## Written task
Would you transcribe the listing that follows, character for character, and omit its images?

## Raw data
☆ ☆ ☆ ☆

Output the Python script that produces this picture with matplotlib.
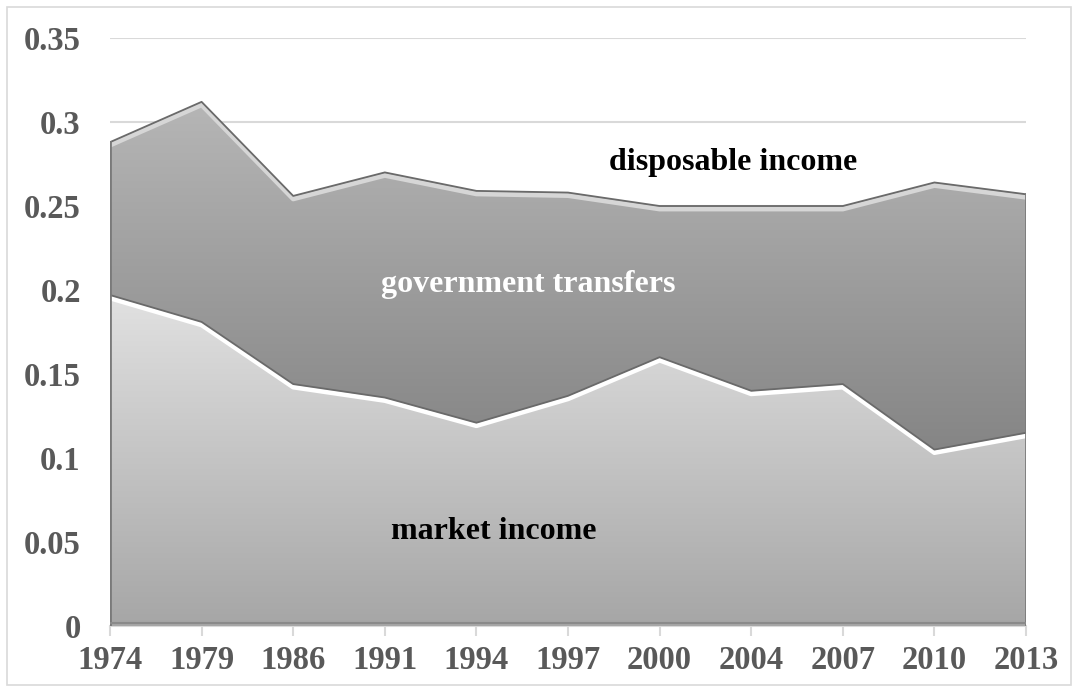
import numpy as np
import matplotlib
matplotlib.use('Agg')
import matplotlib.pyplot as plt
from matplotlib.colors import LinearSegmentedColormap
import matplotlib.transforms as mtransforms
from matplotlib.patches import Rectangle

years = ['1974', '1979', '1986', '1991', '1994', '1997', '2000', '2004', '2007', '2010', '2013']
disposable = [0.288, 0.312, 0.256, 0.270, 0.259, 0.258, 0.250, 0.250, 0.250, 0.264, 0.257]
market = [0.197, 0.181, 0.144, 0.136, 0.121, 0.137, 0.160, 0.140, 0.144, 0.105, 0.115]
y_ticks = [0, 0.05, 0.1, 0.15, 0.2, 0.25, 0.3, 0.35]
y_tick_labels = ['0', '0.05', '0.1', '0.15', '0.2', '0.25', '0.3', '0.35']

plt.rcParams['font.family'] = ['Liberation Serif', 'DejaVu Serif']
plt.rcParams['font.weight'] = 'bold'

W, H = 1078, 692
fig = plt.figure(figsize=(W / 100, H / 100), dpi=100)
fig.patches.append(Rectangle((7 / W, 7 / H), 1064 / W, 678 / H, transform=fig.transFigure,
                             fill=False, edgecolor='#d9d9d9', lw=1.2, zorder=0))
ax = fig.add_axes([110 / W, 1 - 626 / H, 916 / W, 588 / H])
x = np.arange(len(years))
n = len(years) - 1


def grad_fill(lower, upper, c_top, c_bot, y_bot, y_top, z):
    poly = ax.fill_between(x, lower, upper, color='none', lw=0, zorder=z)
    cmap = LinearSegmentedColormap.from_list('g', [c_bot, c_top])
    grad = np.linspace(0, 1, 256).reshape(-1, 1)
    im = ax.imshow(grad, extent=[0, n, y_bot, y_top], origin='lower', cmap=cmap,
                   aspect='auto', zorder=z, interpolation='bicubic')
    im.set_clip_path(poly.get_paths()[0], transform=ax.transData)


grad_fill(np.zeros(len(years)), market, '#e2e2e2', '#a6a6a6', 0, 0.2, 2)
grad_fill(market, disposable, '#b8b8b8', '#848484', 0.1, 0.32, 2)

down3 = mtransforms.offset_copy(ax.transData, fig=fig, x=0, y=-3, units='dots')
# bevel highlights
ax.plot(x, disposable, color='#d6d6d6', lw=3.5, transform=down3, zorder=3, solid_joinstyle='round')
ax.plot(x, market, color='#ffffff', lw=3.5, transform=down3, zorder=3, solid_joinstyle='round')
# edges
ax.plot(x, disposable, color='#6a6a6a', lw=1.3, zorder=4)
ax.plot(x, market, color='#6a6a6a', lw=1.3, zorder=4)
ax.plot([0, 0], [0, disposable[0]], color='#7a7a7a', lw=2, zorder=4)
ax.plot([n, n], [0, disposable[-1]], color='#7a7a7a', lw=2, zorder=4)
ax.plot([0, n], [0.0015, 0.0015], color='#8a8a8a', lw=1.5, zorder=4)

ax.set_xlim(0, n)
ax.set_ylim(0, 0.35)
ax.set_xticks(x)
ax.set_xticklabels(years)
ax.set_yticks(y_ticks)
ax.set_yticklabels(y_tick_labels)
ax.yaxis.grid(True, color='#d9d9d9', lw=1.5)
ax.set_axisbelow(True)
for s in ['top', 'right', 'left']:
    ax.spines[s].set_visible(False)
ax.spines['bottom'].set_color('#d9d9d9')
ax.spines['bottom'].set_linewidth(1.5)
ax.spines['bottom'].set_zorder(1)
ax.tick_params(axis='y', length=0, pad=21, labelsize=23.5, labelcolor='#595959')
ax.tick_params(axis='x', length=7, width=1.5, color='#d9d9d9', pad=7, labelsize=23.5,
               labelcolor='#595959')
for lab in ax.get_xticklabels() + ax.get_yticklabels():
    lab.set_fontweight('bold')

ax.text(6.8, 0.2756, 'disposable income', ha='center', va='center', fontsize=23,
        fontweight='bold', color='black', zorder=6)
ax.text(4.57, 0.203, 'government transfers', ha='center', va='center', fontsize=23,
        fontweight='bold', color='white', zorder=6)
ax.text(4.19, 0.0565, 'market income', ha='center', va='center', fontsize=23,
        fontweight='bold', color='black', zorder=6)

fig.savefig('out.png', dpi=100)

☆ ☆ ☆ ☆

## Solution for this task
Output the Python script that produces this picture with matplotlib.
import numpy as np
import matplotlib
matplotlib.use('Agg')
import matplotlib.pyplot as plt
from matplotlib.colors import LinearSegmentedColormap
import matplotlib.transforms as mtransforms
from matplotlib.patches import Rectangle

years = ['1974', '1979', '1986', '1991', '1994', '1997', '2000', '2004', '2007', '2010', '2013']
disposable = [0.288, 0.312, 0.256, 0.270, 0.259, 0.258, 0.250, 0.250, 0.250, 0.264, 0.257]
market = [0.197, 0.181, 0.144, 0.136, 0.121, 0.137, 0.160, 0.140, 0.144, 0.105, 0.115]
y_ticks = [0, 0.05, 0.1, 0.15, 0.2, 0.25, 0.3, 0.35]
y_tick_labels = ['0', '0.05', '0.1', '0.15', '0.2', '0.25', '0.3', '0.35']

plt.rcParams['font.family'] = ['Liberation Serif', 'DejaVu Serif']
plt.rcParams['font.weight'] = 'bold'

W, H = 1078, 692
fig = plt.figure(figsize=(W / 100, H / 100), dpi=100)
fig.patches.append(Rectangle((7 / W, 7 / H), 1064 / W, 678 / H, transform=fig.transFigure,
                             fill=False, edgecolor='#d9d9d9', lw=1.2, zorder=0))
ax = fig.add_axes([110 / W, 1 - 626 / H, 916 / W, 588 / H])
x = np.arange(len(years))
n = len(years) - 1


def grad_fill(lower, upper, c_top, c_bot, y_bot, y_top, z):
    poly = ax.fill_between(x, lower, upper, color='none', lw=0, zorder=z)
    cmap = LinearSegmentedColormap.from_list('g', [c_bot, c_top])
    grad = np.linspace(0, 1, 256).reshape(-1, 1)
    im = ax.imshow(grad, extent=[0, n, y_bot, y_top], origin='lower', cmap=cmap,
                   aspect='auto', zorder=z, interpolation='bicubic')
    im.set_clip_path(poly.get_paths()[0], transform=ax.transData)


grad_fill(np.zeros(len(years)), market, '#e2e2e2', '#a6a6a6', 0, 0.2, 2)
grad_fill(market, disposable, '#b8b8b8', '#848484', 0.1, 0.32, 2)

down3 = mtransforms.offset_copy(ax.transData, fig=fig, x=0, y=-3, units='dots')
# bevel highlights
ax.plot(x, disposable, color='#d6d6d6', lw=3.5, transform=down3, zorder=3, solid_joinstyle='round')
ax.plot(x, market, color='#ffffff', lw=3.5, transform=down3, zorder=3, solid_joinstyle='round')
# edges
ax.plot(x, disposable, color='#6a6a6a', lw=1.3, zorder=4)
ax.plot(x, market, color='#6a6a6a', lw=1.3, zorder=4)
ax.plot([0, 0], [0, disposable[0]], color='#7a7a7a', lw=2, zorder=4)
ax.plot([n, n], [0, disposable[-1]], color='#7a7a7a', lw=2, zorder=4)
ax.plot([0, n], [0.0015, 0.0015], color='#8a8a8a', lw=1.5, zorder=4)

ax.set_xlim(0, n)
ax.set_ylim(0, 0.35)
ax.set_xticks(x)
ax.set_xticklabels(years)
ax.set_yticks(y_ticks)
ax.set_yticklabels(y_tick_labels)
ax.yaxis.grid(True, color='#d9d9d9', lw=1.5)
ax.set_axisbelow(True)
for s in ['top', 'right', 'left']:
    ax.spines[s].set_visible(False)
ax.spines['bottom'].set_color('#d9d9d9')
ax.spines['bottom'].set_linewidth(1.5)
ax.spines['bottom'].set_zorder(1)
ax.tick_params(axis='y', length=0, pad=21, labelsize=23.5, labelcolor='#595959')
ax.tick_params(axis='x', length=7, width=1.5, color='#d9d9d9', pad=7, labelsize=23.5,
               labelcolor='#595959')
for lab in ax.get_xticklabels() + ax.get_yticklabels():
    lab.set_fontweight('bold')

ax.text(6.8, 0.2756, 'disposable income', ha='center', va='center', fontsize=23,
        fontweight='bold', color='black', zorder=6)
ax.text(4.57, 0.203, 'government transfers', ha='center', va='center', fontsize=23,
        fontweight='bold', color='white', zorder=6)
ax.text(4.19, 0.0565, 'market income', ha='center', va='center', fontsize=23,
        fontweight='bold', color='black', zorder=6)

fig.savefig('out.png', dpi=100)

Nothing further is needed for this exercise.